Sleeping student at a highschool in Fukuoka made to cut his finger and write ‘reflection letter’ in blood
It was discovered on the 18th that at Fukushou public highschool in Fukuoka City, Minami district (Principal: Hiroaki Dan, 971 students), a student caught sleeping in class was handed a cutter-knife[note: probably something like an x-acto knife] by a male teacher in his 40’s and told to write a ‘reflection letter’ with blood from his finger. Later in the day, the principal, head teacher and the student’s homeroom teacher[literally ‘responsible teacher,’ which is as the name implies a position with more responsibility to the students than a homeroom teacher in the US], along with the class teacher, went to see the student’s guardian and apologized for the event.

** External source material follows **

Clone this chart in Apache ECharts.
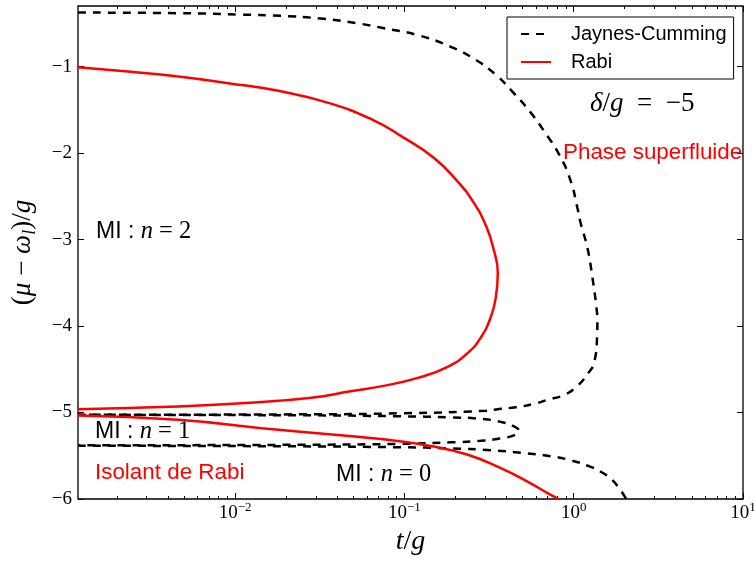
<!DOCTYPE html>
<html><head><meta charset="utf-8">
<script src="https://cdn.jsdelivr.net/npm/echarts@6/dist/echarts.min.js"></script>
<style>html,body{margin:0;padding:0;background:#fff}#c{width:754px;height:561px}</style>
</head><body><div id="c"></div>
<script>
// ---- data (t/g values on a log scale, (mu - omega_l)/g values) ----
const jcUpperT = [0.00118,0.00474,0.0107,0.0185,0.0319,0.0551,0.0723,0.121,0.188,0.264,0.347,0.425,0.553,0.679,0.822,0.955,1.052,1.094,1.205,1.288,1.361,1.380,1.375,1.324,1.222,1.052,0.883,0.700,0.586,0.455,0.371,0.303,0.0951,0.0243,0.00118];
const jcUpperY = [-0.376,-0.383,-0.399,-0.414,-0.445,-0.506,-0.549,-0.639,-0.772,-0.923,-1.096,-1.269,-1.524,-1.767,-2.021,-2.310,-2.634,-2.795,-3.096,-3.431,-3.778,-3.95,-4.102,-4.414,-4.542,-4.692,-4.795,-4.853,-4.899,-4.940,-4.957,-4.980,-5.009,-5.021,-5.027];

const jcMidT = [0.00118,0.0243,0.0951,0.187,0.282,0.371,0.437,0.474,0.443,0.371,0.282,0.187,0.0951,0.0243,0.00118];
const jcMidY = [-5.027,-5.032,-5.044,-5.056,-5.073,-5.108,-5.155,-5.212,-5.264,-5.298,-5.327,-5.345,-5.362,-5.373,-5.379];

const jcLowT = [0.00118,0.0243,0.0951,0.187,0.324,0.488,0.733,0.964,1.213,1.449,1.660,1.849,2.009,2.05];
const jcLowY = [-5.385,-5.391,-5.402,-5.414,-5.437,-5.466,-5.506,-5.553,-5.616,-5.686,-5.767,-5.871,-5.975,-6.0];

const rabiLobeT = [0.00118,0.00233,0.00461,0.00912,0.0180,0.0356,0.0649,0.0951,0.149,0.207,0.257,0.305,0.337,0.356,0.347,0.324,0.282,0.237,0.180,0.120,0.0753,0.0481,0.0282,0.0115,0.00461,0.00118];
const rabiLobeY = [-1.007,-1.058,-1.116,-1.192,-1.281,-1.420,-1.616,-1.801,-2.055,-2.333,-2.576,-2.853,-3.119,-3.385,-3.662,-3.894,-4.136,-4.310,-4.472,-4.599,-4.692,-4.755,-4.830,-4.891,-4.931,-4.961];

const rabiLowT = [0.00118,0.00461,0.0180,0.0703,0.149,0.237,0.371,0.533,0.701,0.815];
const rabiLowY = [-5.035,-5.085,-5.200,-5.304,-5.393,-5.489,-5.643,-5.798,-5.932,-6.0];

// ---- axes / ticks ----
const xMin = 0.00118, xMax = 10;
const xMajorExps = [-2, -1, 0, 1];
const xMinorMult = [2,3,4,5,6,7,8,9];
const xMinorDecades = [-3,-2,-1,0];
const yTicks = [-6,-5,-4,-3,-2,-1];
const yMin = -6, yMax = -0.3;

const xMinLog = Math.log10(xMin), xMaxLog = Math.log10(xMax);
const xMinorVals = [];
xMinorDecades.forEach(d => xMinorMult.forEach(m => xMinorVals.push(Math.log10(m) + d)));

function pts(ts, ys) { return ts.map((t, i) => [Math.log10(t), ys[i]]); }

const RED = '#ff0000';
const SERIF = 'Liberation Serif';
const SANS = 'Liberation Sans';
const dash = [8, 7];
const SMOOTH = 0.5;

function xAx(pos, vals, len, labels) {
  return {
    type: 'value', position: pos, min: xMinLog, max: xMaxLog,
    axisLine: {show: false, onZero: false}, splitLine: {show: false},
    axisTick: {show: true, inside: true, length: len, customValues: vals, lineStyle: {color: '#000', width: 1}},
    axisLabel: labels ? {
      show: true, margin: 2, customValues: xMajorExps,
      formatter: v => '{b|10}{s|' + (v < 0 ? '\u2212' : '') + Math.abs(Math.round(v)) + '}',
      rich: {
        b: {fontFamily: SERIF, fontSize: 19, color: '#000', lineHeight: 24},
        s: {fontFamily: SERIF, fontSize: 13, color: '#000', lineHeight: 12, verticalAlign: 'top'}
      }
    } : {show: false}
  };
}

const mathRich = (size) => ({
  s: {fontFamily: SANS, fontSize: size, color: '#000'},
  mi: {fontFamily: SERIF, fontStyle: 'italic', fontSize: size + 1.5, color: '#000'},
  mr: {fontFamily: SERIF, fontSize: size + 1.5, color: '#000'}
});

const chart = echarts.init(document.getElementById('c'), null, {renderer: 'canvas'});
chart.setOption({
  animation: false,
  backgroundColor: '#fff',
  grid: {left: 78, right: 11, top: 6, bottom: 62, show: true, borderColor: '#000', borderWidth: 1.3,
    backgroundColor: 'transparent', containLabel: false, outerBoundsMode: 'none'},
  xAxis: [
    Object.assign(xAx('bottom', xMajorExps, 6, true), {
      name: '{i|t}{r|/}{i|g}', nameLocation: 'middle', nameGap: 29,
      nameTextStyle: {rich: {
        i: {fontFamily: SERIF, fontStyle: 'italic', fontSize: 28, color: '#000'},
        r: {fontFamily: SERIF, fontSize: 28, color: '#000'}
      }}
    }),
    xAx('bottom', xMinorVals, 3, false),
    xAx('top', xMajorExps, 6, false),
    xAx('top', xMinorVals, 3, false)
  ],
  yAxis: [
    {
      type: 'value', position: 'left', min: yMin, max: yMax,
      axisLine: {show: false, onZero: false}, splitLine: {show: false},
      axisTick: {show: true, inside: true, length: 6, customValues: yTicks, lineStyle: {color: '#000'}},
      axisLabel: {show: true, margin: 6, customValues: yTicks, fontFamily: SERIF, fontSize: 19, color: '#000',
        formatter: v => (v < 0 ? '\u2212' : '') + Math.abs(v)},
      name: '{r|(}{i|μ}{r| \u2212 }{i|ω}{sub|l}{r|)/}{i|g}',
      nameLocation: 'middle', nameGap: 39, nameRotate: 90,
      nameTextStyle: {rich: {
        i: {fontFamily: SERIF, fontStyle: 'italic', fontSize: 27, color: '#000', lineHeight: 32},
        r: {fontFamily: SERIF, fontSize: 27, color: '#000', lineHeight: 32},
        sub: {fontFamily: SERIF, fontStyle: 'italic', fontSize: 18, color: '#000', lineHeight: 19, verticalAlign: 'bottom'}
      }}
    },
    {
      type: 'value', position: 'right', min: yMin, max: yMax,
      axisLine: {show: false, onZero: false}, splitLine: {show: false},
      axisTick: {show: true, inside: true, length: 6, customValues: yTicks, lineStyle: {color: '#000'}},
      axisLabel: {show: false}
    }
  ],
  legend: {
    orient: 'vertical', left: 507, top: 17,
    padding: [7, 7, 7, 13], itemGap: 8, itemWidth: 30, itemHeight: 14,
    borderColor: '#000', borderWidth: 1, borderRadius: 0, backgroundColor: '#fff',
    itemStyle: {opacity: 0, borderWidth: 0},
    textStyle: {fontFamily: SANS, fontSize: 20, color: '#000', padding: [0, 0, 0, 15]},
    data: ['Jaynes-Cumming', 'Rabi']
  },
  series: [
    {name: 'Jaynes-Cumming', type: 'line', data: pts(jcUpperT, jcUpperY), smooth: SMOOTH, symbol: 'none', showSymbol: false,
      lineStyle: {color: '#000', width: 2.5, type: dash}, itemStyle: {color: '#000'}},
    {name: 'Jaynes-Cumming', type: 'line', data: pts(jcMidT, jcMidY), smooth: SMOOTH, symbol: 'none', showSymbol: false,
      lineStyle: {color: '#000', width: 2.5, type: dash}, itemStyle: {color: '#000'}},
    {name: 'Jaynes-Cumming', type: 'line', data: pts(jcLowT, jcLowY), smooth: SMOOTH, symbol: 'none', showSymbol: false,
      lineStyle: {color: '#000', width: 2.5, type: dash}, itemStyle: {color: '#000'}},
    {name: 'Rabi', type: 'line', data: pts(rabiLobeT, rabiLobeY), smooth: SMOOTH, symbol: 'none', showSymbol: false,
      lineStyle: {color: RED, width: 2.5}, itemStyle: {color: RED}},
    {name: 'Rabi', type: 'line', data: pts(rabiLowT, rabiLowY), smooth: SMOOTH, symbol: 'none', showSymbol: false,
      lineStyle: {color: RED, width: 2.5}, itemStyle: {color: RED}}
  ],
  graphic: [
    {type: 'text', x: 96, y: 232, style: {text: '{s|MI : }{mi|n}{mr| = 2}', rich: mathRich(23), verticalAlign: 'middle', align: 'left'}},
    {type: 'text', x: 95, y: 432, style: {text: '{s|MI : }{mi|n}{mr| = 1}', rich: mathRich(23), verticalAlign: 'middle', align: 'left'}},
    {type: 'text', x: 336, y: 475, style: {text: '{s|MI : }{mi|n}{mr| = 0}', rich: mathRich(23), verticalAlign: 'middle', align: 'left'}},
    {type: 'text', x: 95, y: 473, style: {text: 'Isolant de Rabi', fill: RED, font: '22.4px "Liberation Sans"', verticalAlign: 'middle', align: 'left'}},
    {type: 'text', x: 563, y: 153, style: {text: 'Phase superfluide', fill: RED, font: '22.4px "Liberation Sans"', verticalAlign: 'middle', align: 'left'}},
    {type: 'text', x: 590, y: 104, style: {text: '{mi|δ}{mr|/}{mi|g}{mr|\u2002=\u2002\u22125}', verticalAlign: 'middle', align: 'left',
      rich: {mi: {fontFamily: SERIF, fontStyle: 'italic', fontSize: 27, fill: '#000'}, mr: {fontFamily: SERIF, fontSize: 27, fill: '#000'}}}}
  ]
});
</script></body></html>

According to people from the same school, at about 3pm on the 17th, this teacher called to the teacher’s office a male student who had been trying to sleep during his class. The teacher warned him ‘If you’re going to sleep, then go to the nurse’s office,’ but as the student’s expression showed no remorse, he handed him a B4 sized sheet of paper and a cutter knife and told him to ‘write with blood, not pencil,’ urging him to use the knife to cut his finger, and then write a reflection letter with that blood.

After that, the teacher went to another office to do some other job, and when he returned a few minutes later the student had cut his right index finger with the knife and written a reflection statement in blood. Apparently the teacher then tried to change his story, saying that the student was supposed to write in pencil after all. The school’s explanation is that ‘He truly did not think that the student was going to write in blood.’

Principal Dan gave the following statement to Asahi Newspaper: ‘I think that he was trying to get across the feelings that he has as a teacher, giving his earnet guidance, but it was inappropriate. Even despite the recent incident in Sasebo in which a knife was used [referring to the incident just a couple of weeks ago in which an 11 year old girl murdered a classmate for no apparent reason] for a teacher his guidance was most inadequate.’

When a relatively minor incident like this gets picked up by an international wire service it’s very rare for a second article from another source to be translated as well, so I thought it would be interesting to give people the opportunity to make a comparison. I’ll check again later and see if there have been any more recent articles with more information.